The following figure shows the application of pseudowire redundancy to provide Ethernet VLL service resilience for broadband service subscribers accessing the broadband service on the service provider BRAS.
If the Ethernet SAP on PE2 fails, PE2 notifies PE1 of the failure by either withdrawing the primary pseudowire label it advertised or by sending a pseudowire status notification with the code set to indicate a SAP defect. PE1 receives it and immediately switches its local SAP to forward over the secondary standby spoke-SDP. To avoid black holing of in-flight packets during the switching of the path, PE1 accepts packets received from PE2 on the primary pseudowire while transmitting over the backup pseudowire.
When the SAP at PE2 is restored, PE2 updates the new status of the SAP by sending a new label mapping message for the same pseudowire FEC or by sending pseudowire status notification message indicating that the SAP is back up. PE1 then starts a timer and reverts to the primary at the expiry of the timer. By default, the timer is set to 0, which means PE1 reverts immediately. A special value of the timer (infinity) means that PE1 should never revert to the primary pseudowire.
The behavior of the pseudowire redundancy feature is the same if PE1 detects or is notified of a network failure that brought the spoke-SDP operational status to DOWN. The following are the events which cause PE1 to trigger a switchover to the secondary standby pseudowire:
T-LDP peer (remote PE) node withdrew the pseudowire label.

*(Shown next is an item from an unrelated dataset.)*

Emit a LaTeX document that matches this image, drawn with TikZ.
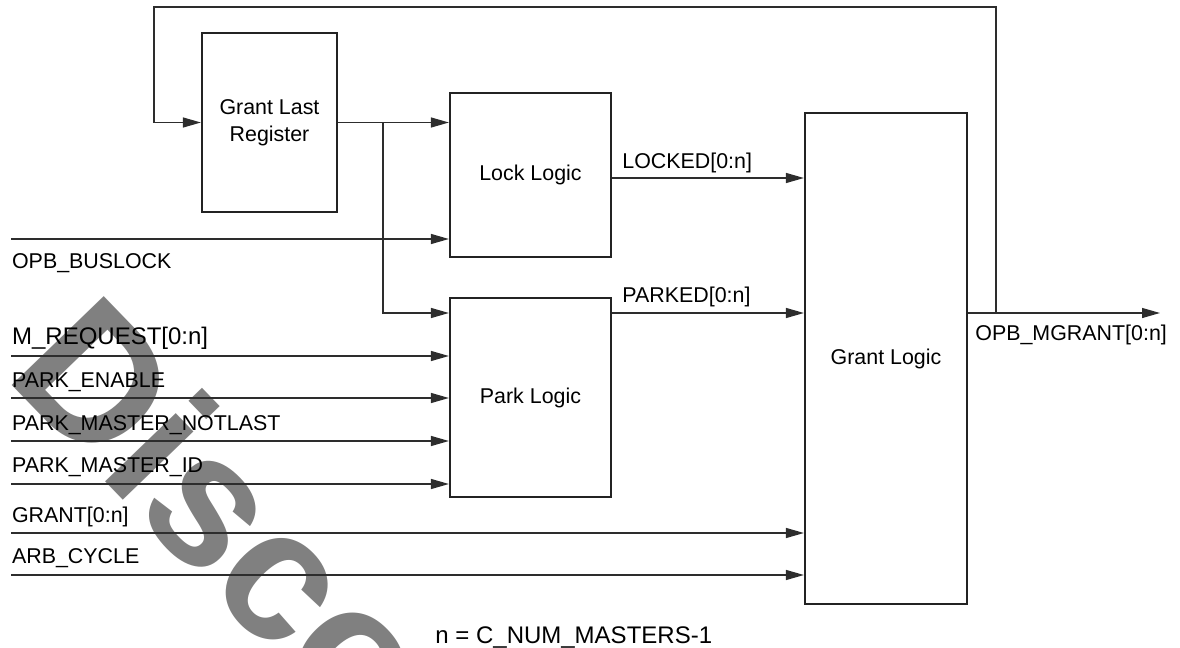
\documentclass[tikz,border=0pt]{standalone}
\usepackage{fontspec}
\setmainfont{Liberation Sans}
\usetikzlibrary{arrows.meta}
\definecolor{wmgray}{RGB}{128,128,128}
\definecolor{wirecol}{RGB}{45,45,45}
\definecolor{boxcol}{RGB}{35,35,35}
\begin{document}
\begin{tikzpicture}[x=0.5pt,y=-0.5pt,
  wire/.style={draw=wirecol, line width=0.65pt},
  arr/.style={wire, -{Triangle[length=9pt,width=5pt]}},
  blk/.style={draw=boxcol, line width=1.1pt, inner sep=0pt, align=center,
              font=\fontsize{10.7}{13.5}\selectfont},
  lbl/.style={inner sep=0pt, anchor=base west, font=\fontsize{10.7}{13}\selectfont},
  biglbl/.style={inner sep=0pt, anchor=base west, font=\fontsize{12}{14}\selectfont},
  wm/.style={inner sep=0pt, anchor=base west, rotate=-46, text=wmgray,
             font=\fontsize{93}{93}\selectfont\bfseries}]
\useasboundingbox (0,0) rectangle (1180,648);
% watermark
\begin{scope}
  \clip (0,0) rectangle (1180,648);
  \node[wm] (wmark) at (3,376) {Disco};
\end{scope}
% blocks
\node[blk, minimum width=67.5pt, minimum height=89.5pt] (glr) at (269.5,122.5) {Grant Last\\Register};
\node[blk, minimum width=80.5pt, minimum height=82pt] (lock) at (530.5,175) {Lock Logic};
\node[blk, minimum width=80.5pt, minimum height=99.5pt] (park) at (530.5,397.5) {Park Logic};
\node[blk, minimum width=81pt, minimum height=245.5pt] (grant) at (886,358.5) {Grant Logic};
% coordinates
\coordinate (tap) at (996,313);
\coordinate (fbL) at (154,7);
\coordinate (br) at (383,123);
\coordinate (outE) at (1160,313);
\coordinate (iBus) at (11,239);
\coordinate (iReq) at (11,356);
\coordinate (iEn) at (11,398);
\coordinate (iNl) at (11,441);
\coordinate (iId) at (11,484);
\coordinate (iGr) at (11,533);
\coordinate (iArb) at (11,575);
% connectors
\draw[arr] (tap) |- (fbL) |- (glr.west);
\draw[arr] (glr.east) -- (glr.east -| lock.west);
\draw[arr] (br) |- (park.west |- 0,313);
\draw[arr] (iBus) -- (iBus -| lock.west);
\draw[arr] (iReq) -- (iReq -| park.west);
\draw[arr] (iEn) -- (iEn -| park.west);
\draw[arr] (iNl) -- (iNl -| park.west);
\draw[arr] (iId) -- (iId -| park.west);
\draw[arr] (iGr) -- (iGr -| grant.west);
\draw[arr] (iArb) -- (iArb -| grant.west);
\draw[arr] (lock.east |- 0,178) -- (grant.west |- 0,178);
\draw[arr] (park.east |- 0,313) -- (grant.west |- 0,313);
\draw[arr] (grant.east |- 0,313) -- (outE);
% labels
\node[lbl] (lBus) at (11.7,268) {OPB\_BUSLOCK};
\node[biglbl] (lReq) at (11.7,344) {M\_REQUEST[0:n]};
\node[lbl] (lEn) at (11.7,387) {PARK\_ENABLE};
\node[lbl] (lNl) at (11.7,430) {PARK\_MASTER\_NOTLAST};
\node[lbl] (lId) at (11.7,472) {PARK\_MASTER\_ID};
\node[lbl] (lGr) at (11.7,522) {GRANT[0:n]};
\node[lbl] (lArb) at (11.7,563) {ARB\_CYCLE};
\node[lbl] (lLock) at (622,168) {LOCKED[0:n]};
\node[lbl] (lPark) at (622,302) {PARKED[0:n]};
\node[lbl] (lOut) at (975,340) {OPB\_MGRANT[0:n]};
\node[biglbl] (note) at (435,643) {n = C\_NUM\_MASTERS-1};
\end{tikzpicture}
\end{document}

T-LDP peer signaled a FEC status indicating a pseudowire failure or a remote SAP failure.
T-LDP session to peer node times out.
SDP binding and VLL service went down as a result of network failure condition such as the SDP to peer node going operationally down.
The Nokia routers support the ability to configure multiple secondary standby pseudowire paths. For example, PE1 uses the value of the user configurable precedence parameter associated with each spoke-SDP to select the next available pseudowire path after the failure of the current active pseudowire (whether it is the primary or one of the secondary pseudowires). The revertive operation always switches the path of the VLL back to the primary pseudowire though. There is no revertive operation between secondary paths meaning that the path of the VLL does not switch back to a secondary pseudowire of higher precedence when the latter comes back up again.
The Nokia routers support the ability for a user-initiated manual switchover of the VLL path to the primary or any of the secondary be supported to divert user traffic in case of a planned outage such as in node upgrade procedures.